物質中のワイル粒子は,素粒子で考えられるような単一粒子の描像ではなく,むしろ量子もつれにより互いに深く結びつくことで,磁性も伝導現象も創出していると考えられる。そのワイル粒子が,今,さまざまな研究の潮流を生み出している。その一つが反強磁性スピントロニクスだ。かつては役に立たないと思われていた反強磁性体だが,これまで情報社会を支えてきた半導体の次の担い手になると,今では世界中の研究者が大きな期待を寄せる。実は磁化を持たないために,超高速のピコ秒で情報処理が可能になることがわかってきたからだ。

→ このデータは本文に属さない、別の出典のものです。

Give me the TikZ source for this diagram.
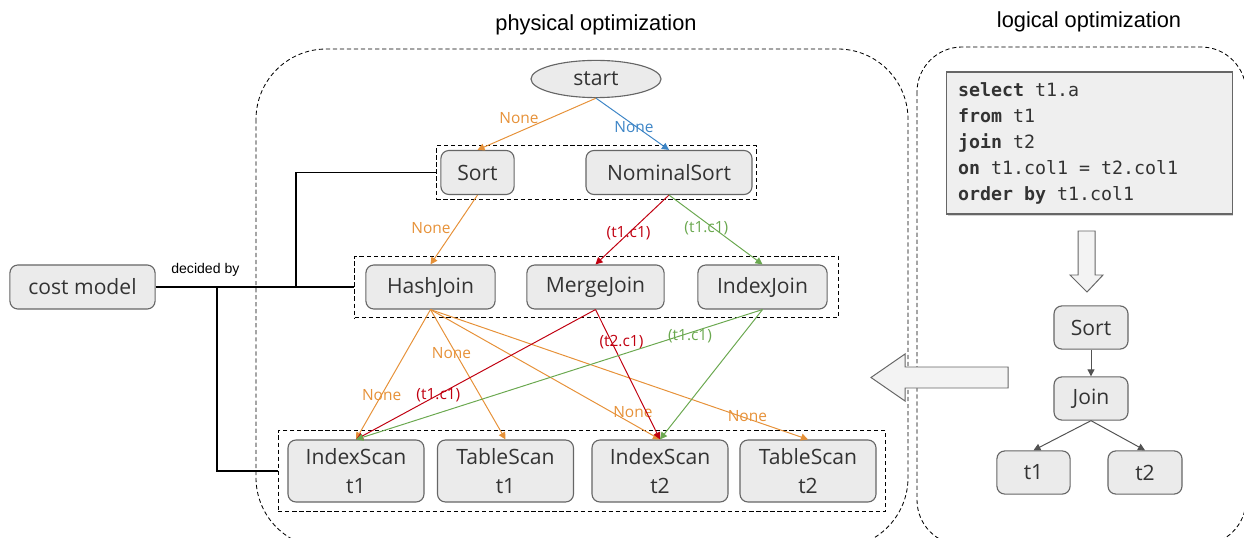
\documentclass[tikz,border=0pt]{standalone}
\usepackage{fontspec}
\setmainfont{Open Sans}
\newfontfamily\arialfont{Liberation Sans}
\newfontfamily\codefont{DejaVu Sans Mono}
\usetikzlibrary{arrows.meta,fit,shadows,shapes.geometric}

\definecolor{boxfill}{HTML}{EBEBEB}
\definecolor{boxline}{HTML}{666666}
\definecolor{txt}{HTML}{333333}
\definecolor{cnone}{HTML}{E69138}
\definecolor{cblue}{HTML}{3D85C6}
\definecolor{cred}{HTML}{C00010}
\definecolor{cgreen}{HTML}{6AA84F}

\newcommand{\sqlsp}{\hspace*{0.602em}}

\tikzset{op/.style={draw=boxline, fill=boxfill, rounded corners=2mm, text=txt, line width=0.8pt,
  font=\fontsize{15}{20.5}\selectfont, minimum height=1.1cm, align=center, inner sep=0pt}}
\tikzset{scan/.style={op, minimum width=3.4cm, minimum height=1.55cm}}
\tikzset{grp/.style={draw, dashed, dash pattern=on 3pt off 2pt, line width=0.7pt}}
\tikzset{frame/.style={draw, dash pattern=on 3pt off 2pt, line width=0.6pt}}
\tikzset{lbl/.style={font=\fontsize{11}{13}\selectfont, inner sep=0pt}}
\tikzset{flow/.style={-{Triangle[length=5pt,width=5pt]}, line width=0.7pt}}
\tikzset{hollow/.style={draw=boxline, fill=boxfill!60!white, line width=0.7pt}}

\begin{document}
\begin{tikzpicture}[x=0.025cm, y=-0.025cm]
\useasboundingbox (0,0) rectangle (1244,538);

% outer frames and titles
\begin{scope}
  \clip (0,0) rectangle (1244,538);
  \draw[frame, rounded corners=50pt] (256,49) rectangle (908,548);
  \draw[frame, rounded corners=32pt] (917,47) rectangle (1246,545);
\end{scope}
\node[font=\arialfont\fontsize{15.5}{18}\selectfont] (ptitle) at (596,25) {physical optimization};
\node[font=\arialfont\fontsize{15.5}{18}\selectfont] (ltitle) at (1089,22) {logical optimization};

% physical plan
\node[op, ellipse, minimum width=3.25cm, minimum height=0.93cm, rounded corners=0pt] (start) at (596,79) {start};
\node[op, minimum width=1.83cm] (sort) at (477.5,172.5) {Sort};
\node[op, minimum width=4.15cm] (nsort) at (669,172.5) {NominalSort};
\node[op, minimum width=3.23cm] (hj) at (430.5,287) {HashJoin};
\node[op, minimum width=3.43cm] (mj) at (595.5,287) {MergeJoin};
\node[op, minimum width=3.23cm] (ij) at (762.5,287) {IndexJoin};
\node[scan] (is1) at (356,471) {IndexScan\\t1};
\node[scan] (ts1) at (505.5,471) {TableScan\\t1};
\node[scan] (is2) at (660,471) {IndexScan\\t2};
\node[scan] (ts2) at (808,471) {TableScan\\t2};
\node[grp, fit=(sort)(nsort), inner xsep=0.1cm, inner ysep=0.1cm] (grp1) {};
\node[grp, fit=(hj)(mj)(ij), inner xsep=0.26cm, inner ysep=0.21cm] (grp2) {};
\node[grp, fit=(is1)(ts2), inner xsep=0.23cm, inner ysep=0.22cm] (grp3) {};

\draw[flow, cnone] (start.south) -- node[lbl, pos=.65, yshift=10pt]{None} (sort.north);
\draw[flow, cblue] (start.south) -- node[lbl, pos=.56, xshift=-2pt]{None} (nsort.north);
\draw[flow, cnone] (sort.south) -- node[lbl, pos=.48, xshift=-17pt]{None} (hj.north);
\draw[flow, cred] (nsort.south) -- node[lbl, pos=.55]{(t1.c1)} (mj.north);
\draw[flow, cgreen] (nsort.south) -- node[lbl, pos=.475, xshift=-5pt]{(t1.c1)} (ij.north);

\draw[flow, cnone] (hj.south) -- node[lbl, pos=.656]{None} (is1.north);
\draw[flow, cnone] (hj.south) -- node[lbl, pos=.336, xshift=-3pt]{None} (ts1.north);
\draw[flow, cnone] (hj.south) -- node[lbl, pos=.79, xshift=15pt]{None} (is2.north);
\draw[flow, cnone] (hj.south) -- node[lbl, pos=.817, xshift=6pt]{None} (ts2.north);
\draw[flow, cred] (mj.south) -- node[lbl, pos=.656]{(t1.c1)} (is1.north);
\draw[flow, cred] (mj.south) -- node[lbl, pos=.25, xshift=7pt]{(t2.c1)} (is2.north);
\draw[flow, cgreen] (ij.south) -- node[lbl, pos=.206, xshift=8pt]{(t1.c1)} (is1.north);
\draw[flow, cgreen] (ij.south) -- (is2.north);

% cost model
\node[op, minimum width=3.63cm] (cost) at (82.5,287) {cost model};
\coordinate (j1) at (296,287);
\coordinate (j2) at (217,287);
\draw[line width=1pt] (cost.east) -- node[above=4pt, pos=.25, font=\arialfont\fontsize{10}{12}\selectfont]{decided by} (grp2.west);
\draw[line width=1pt] (grp1.west) -| (j1);
\draw[line width=1pt] (grp3.west) -| (j2);

% logical plan
\node[op, minimum width=7.13cm, minimum height=3.55cm, rounded corners=0pt, fill=boxfill!80!white,
  text width=6.57cm, align=left, font=\codefont\fontsize{13}{18.5}\selectfont,
  drop shadow={opacity=0.35, shadow xshift=0.6pt, shadow yshift=-1.6pt}] (sql) at (1089.5,143)
  {\textbf{select}\sqlsp t1.a\\\textbf{from}\sqlsp t1\\\textbf{join}\sqlsp t2\\
   \textbf{on}\sqlsp t1.col1\sqlsp=\sqlsp t2.col1\\\textbf{order}\sqlsp\textbf{by}\sqlsp t1.col1};
\node[op, minimum width=1.85cm, minimum height=1.08cm] (lsort) at (1091,327.5) {Sort};
\node[op, minimum width=1.85cm, minimum height=1.08cm] (ljoin) at (1091,398.5) {Join};
\node[op, minimum width=1.83cm, minimum height=1.08cm] (lt1) at (1033.5,472.5) {t1};
\node[op, minimum width=1.85cm, minimum height=1.08cm] (lt2) at (1145,472.5) {t2};
\draw[flow, boxline!80!black] (lsort.south) -- (ljoin.north);
\draw[flow, boxline!80!black] (ljoin.south) -- (lt1.north);
\draw[flow, boxline!80!black] (ljoin.south) -- (lt2.north);

% big hollow arrows
\draw[hollow] (1078,231) -- (1095,231) -- (1095,275) -- (1103,275) -- (1087,292)
  -- (1070,275) -- (1078,275) -- cycle;
\draw[hollow] (1008,367) -- (1008,388) -- (905,388) -- (905,401) -- (871,377.5)
  -- (905,354) -- (905,367) -- cycle;
\end{tikzpicture}
\end{document}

物質中の無数の電子が創りだす量子効果を理解することは物理学の大きなテーマである。物性実験の分野では,世界中で多彩な現象が次々に発見されている。さらに,そこに潜む多体効果ゆえに自然がどうしてそれを可能にしているのか,その謎解きをするのがさらに面白い。まだまだ,100年の常識を覆すような新しい現象の発見がたくさんある。ぜひ,謎解きをしようではないか。